> Stated task:
Copy all lines below exactly as written. Leave pictures out.

> Information shown:

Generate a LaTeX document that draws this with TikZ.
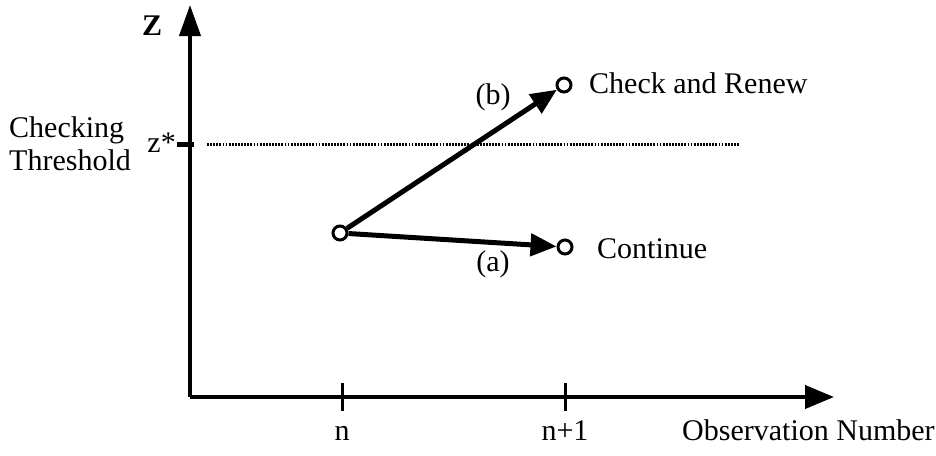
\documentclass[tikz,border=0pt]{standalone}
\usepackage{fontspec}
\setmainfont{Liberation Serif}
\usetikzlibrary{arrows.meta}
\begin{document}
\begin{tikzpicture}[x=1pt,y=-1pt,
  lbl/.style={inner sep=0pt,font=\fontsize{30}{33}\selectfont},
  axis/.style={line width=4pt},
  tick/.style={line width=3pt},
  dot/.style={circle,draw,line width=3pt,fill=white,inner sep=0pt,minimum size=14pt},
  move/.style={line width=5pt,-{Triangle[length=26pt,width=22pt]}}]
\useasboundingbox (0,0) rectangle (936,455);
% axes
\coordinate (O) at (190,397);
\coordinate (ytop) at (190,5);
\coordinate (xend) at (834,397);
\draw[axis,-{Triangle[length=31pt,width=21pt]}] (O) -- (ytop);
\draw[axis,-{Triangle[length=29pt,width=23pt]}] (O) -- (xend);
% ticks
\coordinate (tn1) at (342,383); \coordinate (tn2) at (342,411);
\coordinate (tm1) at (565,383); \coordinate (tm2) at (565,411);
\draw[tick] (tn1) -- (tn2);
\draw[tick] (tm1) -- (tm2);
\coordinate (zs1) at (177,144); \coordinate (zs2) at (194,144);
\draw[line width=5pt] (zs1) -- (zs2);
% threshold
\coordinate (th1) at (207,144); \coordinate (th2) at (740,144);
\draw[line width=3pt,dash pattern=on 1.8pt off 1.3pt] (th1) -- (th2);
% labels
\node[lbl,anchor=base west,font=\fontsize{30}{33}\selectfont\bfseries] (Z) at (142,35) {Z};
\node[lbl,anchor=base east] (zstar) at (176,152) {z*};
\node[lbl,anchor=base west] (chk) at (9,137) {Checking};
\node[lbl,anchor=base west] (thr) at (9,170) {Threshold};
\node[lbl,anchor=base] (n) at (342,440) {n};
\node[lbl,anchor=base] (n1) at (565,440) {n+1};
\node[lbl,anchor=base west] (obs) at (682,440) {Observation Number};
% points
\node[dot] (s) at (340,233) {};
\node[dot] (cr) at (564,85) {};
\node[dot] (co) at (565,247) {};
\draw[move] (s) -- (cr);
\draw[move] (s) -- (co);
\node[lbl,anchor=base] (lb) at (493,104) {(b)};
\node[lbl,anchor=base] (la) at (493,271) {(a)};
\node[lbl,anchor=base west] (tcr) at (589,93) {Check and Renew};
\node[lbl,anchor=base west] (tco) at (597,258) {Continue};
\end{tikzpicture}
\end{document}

> Result for this task:
Generate a LaTeX document that draws this with TikZ.
\documentclass[tikz,border=0pt]{standalone}
\usepackage{fontspec}
\setmainfont{Liberation Serif}
\usetikzlibrary{arrows.meta}
\begin{document}
\begin{tikzpicture}[x=1pt,y=-1pt,
  lbl/.style={inner sep=0pt,font=\fontsize{30}{33}\selectfont},
  axis/.style={line width=4pt},
  tick/.style={line width=3pt},
  dot/.style={circle,draw,line width=3pt,fill=white,inner sep=0pt,minimum size=14pt},
  move/.style={line width=5pt,-{Triangle[length=26pt,width=22pt]}}]
\useasboundingbox (0,0) rectangle (936,455);
% axes
\coordinate (O) at (190,397);
\coordinate (ytop) at (190,5);
\coordinate (xend) at (834,397);
\draw[axis,-{Triangle[length=31pt,width=21pt]}] (O) -- (ytop);
\draw[axis,-{Triangle[length=29pt,width=23pt]}] (O) -- (xend);
% ticks
\coordinate (tn1) at (342,383); \coordinate (tn2) at (342,411);
\coordinate (tm1) at (565,383); \coordinate (tm2) at (565,411);
\draw[tick] (tn1) -- (tn2);
\draw[tick] (tm1) -- (tm2);
\coordinate (zs1) at (177,144); \coordinate (zs2) at (194,144);
\draw[line width=5pt] (zs1) -- (zs2);
% threshold
\coordinate (th1) at (207,144); \coordinate (th2) at (740,144);
\draw[line width=3pt,dash pattern=on 1.8pt off 1.3pt] (th1) -- (th2);
% labels
\node[lbl,anchor=base west,font=\fontsize{30}{33}\selectfont\bfseries] (Z) at (142,35) {Z};
\node[lbl,anchor=base east] (zstar) at (176,152) {z*};
\node[lbl,anchor=base west] (chk) at (9,137) {Checking};
\node[lbl,anchor=base west] (thr) at (9,170) {Threshold};
\node[lbl,anchor=base] (n) at (342,440) {n};
\node[lbl,anchor=base] (n1) at (565,440) {n+1};
\node[lbl,anchor=base west] (obs) at (682,440) {Observation Number};
% points
\node[dot] (s) at (340,233) {};
\node[dot] (cr) at (564,85) {};
\node[dot] (co) at (565,247) {};
\draw[move] (s) -- (cr);
\draw[move] (s) -- (co);
\node[lbl,anchor=base] (lb) at (493,104) {(b)};
\node[lbl,anchor=base] (la) at (493,271) {(a)};
\node[lbl,anchor=base west] (tcr) at (589,93) {Check and Renew};
\node[lbl,anchor=base west] (tco) at (597,258) {Continue};
\end{tikzpicture}
\end{document}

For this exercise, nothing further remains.